>> BEGIN Data excerpt

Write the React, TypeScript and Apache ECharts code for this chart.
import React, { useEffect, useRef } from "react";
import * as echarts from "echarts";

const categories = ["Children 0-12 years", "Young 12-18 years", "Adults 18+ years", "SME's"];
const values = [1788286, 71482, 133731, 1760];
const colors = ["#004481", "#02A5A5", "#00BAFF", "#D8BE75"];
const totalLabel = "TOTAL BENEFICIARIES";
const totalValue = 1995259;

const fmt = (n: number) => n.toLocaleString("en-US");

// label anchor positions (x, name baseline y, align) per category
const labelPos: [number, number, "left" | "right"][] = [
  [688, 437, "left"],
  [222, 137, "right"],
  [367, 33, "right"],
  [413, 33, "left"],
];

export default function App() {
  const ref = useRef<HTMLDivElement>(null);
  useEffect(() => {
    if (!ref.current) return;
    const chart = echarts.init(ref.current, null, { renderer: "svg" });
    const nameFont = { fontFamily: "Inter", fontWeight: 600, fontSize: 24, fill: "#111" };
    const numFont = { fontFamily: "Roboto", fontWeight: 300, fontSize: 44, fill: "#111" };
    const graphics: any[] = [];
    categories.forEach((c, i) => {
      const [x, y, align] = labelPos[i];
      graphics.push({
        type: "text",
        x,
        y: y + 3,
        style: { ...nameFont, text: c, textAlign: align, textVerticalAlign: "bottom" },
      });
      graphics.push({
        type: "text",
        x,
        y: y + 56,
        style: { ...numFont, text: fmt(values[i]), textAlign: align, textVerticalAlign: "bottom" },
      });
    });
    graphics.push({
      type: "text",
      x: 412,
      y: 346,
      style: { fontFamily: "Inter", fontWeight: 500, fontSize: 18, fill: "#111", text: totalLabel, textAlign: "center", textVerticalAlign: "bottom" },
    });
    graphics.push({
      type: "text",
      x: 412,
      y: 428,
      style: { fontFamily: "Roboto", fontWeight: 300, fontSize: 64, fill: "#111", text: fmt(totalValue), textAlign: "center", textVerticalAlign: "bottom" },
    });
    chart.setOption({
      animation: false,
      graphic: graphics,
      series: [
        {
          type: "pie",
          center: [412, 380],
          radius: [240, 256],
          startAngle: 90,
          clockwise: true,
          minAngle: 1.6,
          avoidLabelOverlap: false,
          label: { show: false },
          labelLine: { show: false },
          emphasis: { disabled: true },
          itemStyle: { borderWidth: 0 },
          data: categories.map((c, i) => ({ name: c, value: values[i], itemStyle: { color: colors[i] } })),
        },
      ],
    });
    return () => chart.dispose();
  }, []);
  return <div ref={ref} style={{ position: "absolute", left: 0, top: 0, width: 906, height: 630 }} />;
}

>> END Data excerpt

Directions
Transcribe the whole listing with nothing added or left out.

The answer
Write the React, TypeScript and Apache ECharts code for this chart.
import React, { useEffect, useRef } from "react";
import * as echarts from "echarts";

const categories = ["Children 0-12 years", "Young 12-18 years", "Adults 18+ years", "SME's"];
const values = [1788286, 71482, 133731, 1760];
const colors = ["#004481", "#02A5A5", "#00BAFF", "#D8BE75"];
const totalLabel = "TOTAL BENEFICIARIES";
const totalValue = 1995259;

const fmt = (n: number) => n.toLocaleString("en-US");

// label anchor positions (x, name baseline y, align) per category
const labelPos: [number, number, "left" | "right"][] = [
  [688, 437, "left"],
  [222, 137, "right"],
  [367, 33, "right"],
  [413, 33, "left"],
];

export default function App() {
  const ref = useRef<HTMLDivElement>(null);
  useEffect(() => {
    if (!ref.current) return;
    const chart = echarts.init(ref.current, null, { renderer: "svg" });
    const nameFont = { fontFamily: "Inter", fontWeight: 600, fontSize: 24, fill: "#111" };
    const numFont = { fontFamily: "Roboto", fontWeight: 300, fontSize: 44, fill: "#111" };
    const graphics: any[] = [];
    categories.forEach((c, i) => {
      const [x, y, align] = labelPos[i];
      graphics.push({
        type: "text",
        x,
        y: y + 3,
        style: { ...nameFont, text: c, textAlign: align, textVerticalAlign: "bottom" },
      });
      graphics.push({
        type: "text",
        x,
        y: y + 56,
        style: { ...numFont, text: fmt(values[i]), textAlign: align, textVerticalAlign: "bottom" },
      });
    });
    graphics.push({
      type: "text",
      x: 412,
      y: 346,
      style: { fontFamily: "Inter", fontWeight: 500, fontSize: 18, fill: "#111", text: totalLabel, textAlign: "center", textVerticalAlign: "bottom" },
    });
    graphics.push({
      type: "text",
      x: 412,
      y: 428,
      style: { fontFamily: "Roboto", fontWeight: 300, fontSize: 64, fill: "#111", text: fmt(totalValue), textAlign: "center", textVerticalAlign: "bottom" },
    });
    chart.setOption({
      animation: false,
      graphic: graphics,
      series: [
        {
          type: "pie",
          center: [412, 380],
          radius: [240, 256],
          startAngle: 90,
          clockwise: true,
          minAngle: 1.6,
          avoidLabelOverlap: false,
          label: { show: false },
          labelLine: { show: false },
          emphasis: { disabled: true },
          itemStyle: { borderWidth: 0 },
          data: categories.map((c, i) => ({ name: c, value: values[i], itemStyle: { color: colors[i] } })),
        },
      ],
    });
    return () => chart.dispose();
  }, []);
  return <div ref={ref} style={{ position: "absolute", left: 0, top: 0, width: 906, height: 630 }} />;
}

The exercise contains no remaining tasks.